Cancer rates and deaths have been declining overall, except for many in the minority community. That's according to a new report from the American Association for Cancer Research, based in Philadelphia.
"I felt alone. I felt lost," breast cancer survivor 44-yera-old Comeshia Williams said. "I did not know where to begin."
Black women have higher rates of breast cancer than white women, among a variety of disparities outlined in a new report from the American Association for Cancer Research.
"There is still an approximately 13% higher cancer mortality rate for minority communities," Dr. Lisa Newman, who led the report, said.
Newman says disparities were found among many groups.
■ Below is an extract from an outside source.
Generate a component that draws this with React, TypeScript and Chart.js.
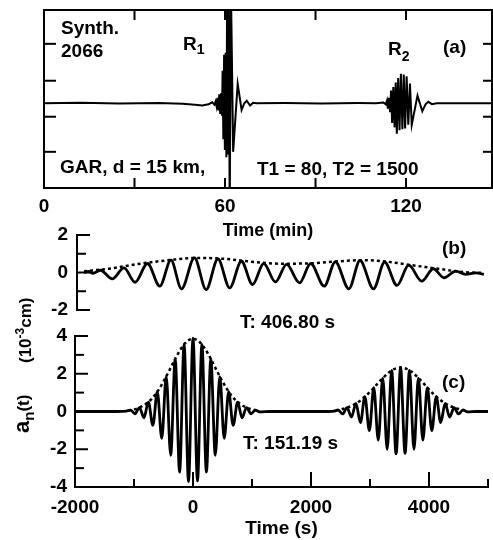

While Black people had higher breast, prostate and myeloma rates, deaths from liver cancer are doubled among Hispanics, and kidney cancer is 80% higher for Native Americans compared to white people.
"It's extremely important that we all assume some ownership for this problem," Newman said.
While the situation has improved slightly, the report cites a number of reasons for continued cancer disparities.
"Socioeconomic disadvantages very frequently go hand in hand with this systemic racism," Newman said.
Newman says the pandemic made a bad situation even worse.
"We had to divert health care resources from cancer screening, cancer treatment, cancer diagnostic procedures and cancer research," Newman said. "That put us at a disadvantage in terms of cancer outcomes overall."
Among the recommendations, AACR says the country needs more affordable health care, extra funding for research, new ways to educate patients and better internet access for telemedicine.
Obesity is a major contributing factor to cancer. It's also more common among minorities. Doctors say if that was better controlled, cancer rates could be reduced by about 25%.